Before Godfrey, such words on a commercial program (sponsored by Toni, Inc., in this case) might have cost a radio performer his job. No one on the network air ever had the unbuttoned nerve to talk with his mouth full, use sloppy diction, give free plugs to non-sponsoring products or blithely ad-lib whatever popped into mind.

Beyond such calculated flaunting of the rules of radio and TV, the thing that makes Arthur Godfrey remarkable as a hit entertainer is his relative lack of definable talent. He can neither sing, dance, act, nor perform with skill on a musical instrument. Yet today he is the top moneymaker and the outstanding personality on the air. From radio and TV, records, business investments, stocks & bonds, and other odds & ends, he gets close to $1,000,000 a year. He earns $1,500 for every minute he broadcasts. He is seen & heard—and apparently loved—by 40 million people. His homey, cracker-barrel commercials for tea, cigarettes, furniture polish, floor wax, window cleanser, crackers, shampoos, soup, home permanents, hand lotion and hair tonic set cash registers jingling profitably across the nation.

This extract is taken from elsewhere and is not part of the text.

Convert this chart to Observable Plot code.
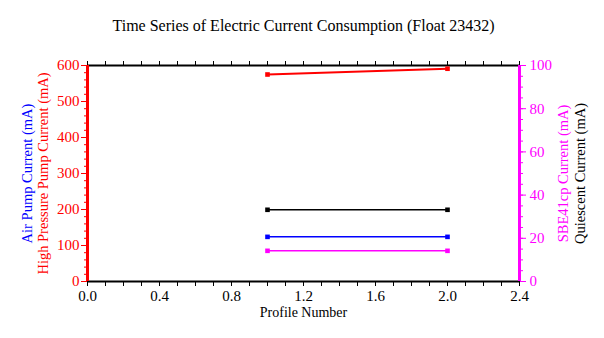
<!DOCTYPE html>
<html><head><meta charset="utf-8">
<script src="https://cdn.jsdelivr.net/npm/d3@7"></script>
<script src="https://cdn.jsdelivr.net/npm/@observablehq/plot@0.6"></script>
<style>body{margin:0;background:#fff;font-family:"Liberation Serif",serif} svg, svg text, svg g{font-family:"Liberation Serif",serif !important}</style>
</head><body><div id="chart"></div>
<script>
// Data
const profiles = [1, 2];
const highPressure = [575, 591];   // left axis (mA)
const airPump = [124, 124];        // left axis (mA)
const sbe41cp = [14.2, 14.2];      // right axis (mA)
const quiescent = [33.2, 33.2];    // right axis (mA)

const xTicks = [0, 0.4, 0.8, 1.2, 1.6, 2.0, 2.4];
const xMinor = [0,0.1,0.2,0.3,0.4,0.5,0.6,0.7,0.8,0.9,1.0,1.1,1.2,1.3,1.4,1.5,1.6,1.7,1.8,1.9,2.0,2.1,2.2,2.3,2.4];
const leftTicks = [0, 100, 200, 300, 400, 500, 600];
const leftMinor = [0,20,40,60,80,100,120,140,160,180,200,220,240,260,280,300,320,340,360,380,400,420,440,460,480,500,520,540,560,580,600];
const rightTicks = [0, 20, 40, 60, 80, 100];
const rightMinor = [0,5,10,15,20,25,30,35,40,45,50,55,60,65,70,75,80,85,90,95,100];
const ratio = 6; // left max / right max

const RED = "#ff0000", BLUE = "#0000ff", MAG = "#ff00ff", BLK = "#000000";
const FONT = '"Liberation Serif", serif';

const series = [
  {values: highPressure, color: RED, k: 1, w: 1.8},
  {values: quiescent, color: BLK, k: ratio, w: 1.5},
  {values: airPump, color: BLUE, k: 1, w: 1.5},
  {values: sbe41cp, color: MAG, k: ratio, w: 1.5}
];

const lineMarks = [];
for (const s of series) {
  const pts = profiles.map((p, i) => ({x: p, y: s.values[i] * s.k}));
  lineMarks.push(Plot.line(pts, {x: "x", y: "y", stroke: s.color, strokeWidth: s.w}));
  lineMarks.push(Plot.dot(pts, {x: "x", y: "y", symbol: "square", r: 2.6, fill: s.color, stroke: "none"}));
}

const chart = Plot.plot({
  width: 604, height: 338,
  marginLeft: 87, marginRight: 85, marginTop: 65, marginBottom: 57,
  style: {fontFamily: FONT, fontSize: "14px", background: "white", color: "black"},
  x: {domain: [0, 2.4]},
  y: {domain: [0, 600]},
  marks: [
    // bottom axis
    Plot.axisX({ticks: xMinor, tickSize: 5, tickFormat: () => "", label: null, stroke: BLK}),
    Plot.axisX({ticks: xTicks, tickSize: 5, tickPadding: 4, tickFormat: d3.format(".1f"), label: null, fill: BLK, stroke: BLK, fontSize: 15, fontFamily: FONT}),
    // top ticks
    Plot.axisX({anchor: "top", ticks: xMinor, tickSize: 5, tickFormat: () => "", label: null, stroke: BLK}),
    // left axis
    Plot.axisY({ticks: leftMinor, tickSize: 3, tickFormat: () => "", label: null, stroke: RED}),
    Plot.axisY({ticks: leftTicks, tickSize: 6, tickPadding: 2, label: null, stroke: RED, fill: RED, fontSize: 15, fontFamily: FONT}),
    // right axis
    Plot.axisY({anchor: "right", ticks: rightMinor.map(v => v * ratio), tickSize: 3, tickFormat: () => "", label: null, stroke: MAG}),
    Plot.axisY({anchor: "right", ticks: rightTicks.map(v => v * ratio), tickFormat: d => d / ratio, tickSize: 6, tickPadding: 4, label: null, stroke: MAG, fill: MAG, fontSize: 15, fontFamily: FONT}),
    // frame
    Plot.ruleY([0, 600], {stroke: BLK, strokeWidth: 2}),
    Plot.ruleX([0], {stroke: RED, strokeWidth: 3}),
    Plot.ruleX([2.4], {stroke: MAG, strokeWidth: 3}),
    ...lineMarks,
    // texts
    Plot.text(["Time Series of Electric Current Consumption (Float 23432)"], {frameAnchor: "top", dy: -46, fontSize: 16, fill: BLK, fontFamily: FONT}),
    Plot.text(["Profile Number"], {frameAnchor: "bottom", dy: 35, fontSize: 14, fill: BLK, fontFamily: FONT}),
    Plot.text(["Air Pump Current (mA)"], {frameAnchor: "left", textAnchor: "middle", dx: -60, rotate: -90, fontSize: 14.5, fill: BLUE, fontFamily: FONT}),
    Plot.text(["High Pressure Pump Current (mA)"], {frameAnchor: "left", textAnchor: "middle", dx: -44, rotate: -90, fontSize: 14.5, fill: RED, fontFamily: FONT}),
    Plot.text(["SBE41cp Current (mA)"], {frameAnchor: "right", textAnchor: "middle", dx: 44, rotate: -90, fontSize: 14.5, fill: MAG, fontFamily: FONT}),
    Plot.text(["Quiescent Current (mA)"], {frameAnchor: "right", textAnchor: "middle", dx: 61, rotate: -90, fontSize: 14.5, fill: BLK, fontFamily: FONT})
  ]
});
document.getElementById("chart").appendChild(chart);
</script>
</body></html>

He is the greatest salesman who ever stood before a microphone.

Lifted Eyebrow. Not even Godfrey himself can quite explain how he does it. Some students of what the public likes profess to see the answer in the "shine of naturalness" reflected by his use of such words as "doggone," "ain't" and "gotta" —the sort of determinedly rustic phrasing which led Fred Allen to call Godfrey "the man with the barefoot voice." His drawling, "God-gifted" voice has been variously described as "warty," "briery," "wood-raspy," and even "like a shoebox full of bullfrogs."

A few more cynical observers think that Godfrey's greatest audience bait is the faintly smutty double meaning. "Godfrey can do more with the lift of an eyebrow than De Maupassant could with a volume," says one adman. "Whenever he ad-libs he talks himself right into the bathroom." Such scatological shockers as the miniature outhouse he used as a TV prop invariably explode titillated giggles in his studio and television audiences.

Godfrey himself can find but one explanation for his success: "It's because people believe in me. How the hell else can you explain it?" To CBS Board Chairman William Paley, Godfrey "is the kind of guy the average man would like to behe's a wistful projection of the average guy." An NBC vice president says enviously: "Berle's a comedian, but he's only good once a week. Godfrey could go on seven times a week and you'd never get tired looking at him."